I think of my return most often rather than the period of testing itself, possibly because I do know what to expect when I return, and I do not know what training will be like.
But what a pleasure to know a continuity of homes, and activities. I just hope my brain doesn't rust, and I do not become rough.

That's the thing that has been bothering me most recently: the language, the manners and conversation topics of other soldiers. I've heard it already, and it's not all bad. I enjoy them for other people, I can be amused and interested in them easily. But even avoiding swearing doesn't eliminate hearing it from others, and the presence of those words at the top of my mind. Not to mention the desire to succeed in what has been for centuries a strictly male business typically results in a brash sort of confidence; a kind of "in your face" feminity. It's not that the girls are unconscious of such differences --they're more than willing to prove they're women, but not exactly in a delicate manner. And there's always the need to be tougher than the next guy, as if it were a proof of equality.
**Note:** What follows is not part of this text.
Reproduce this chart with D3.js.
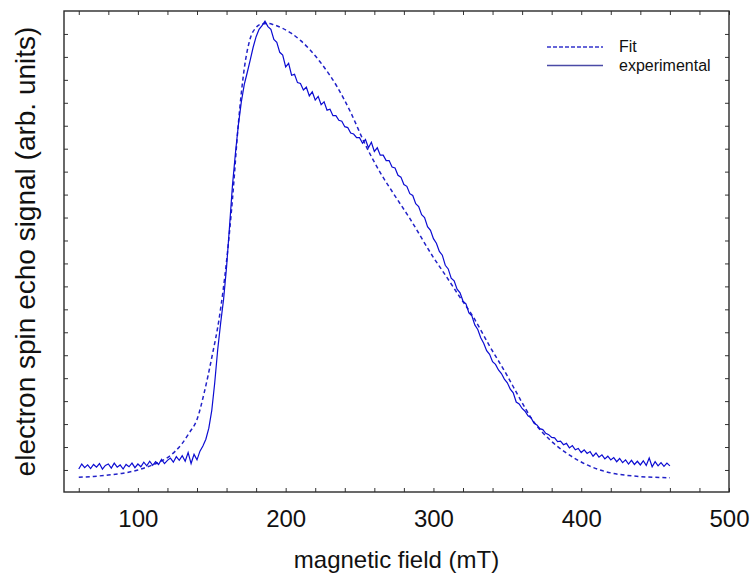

I bought my first formal the same day I got my first uniform, and I was pleased with the contrast. Just as I must be both citizen and soldier, I am to be both a lady and a private. The difficulty comes from being both at once. I'm afraid of losing track of the first while learning the latter. Just as there's a certain ashamed fear that being strong and muscular somehow detracts from a womanly appearance. (I blush and hide my face; yes, though I love feeling powerful I can't help wondering. It's not as though it matters to anyone I know of, however.)
I should be studying for Microcomputer; honestly I don't much care about the class. Excepting my GPA.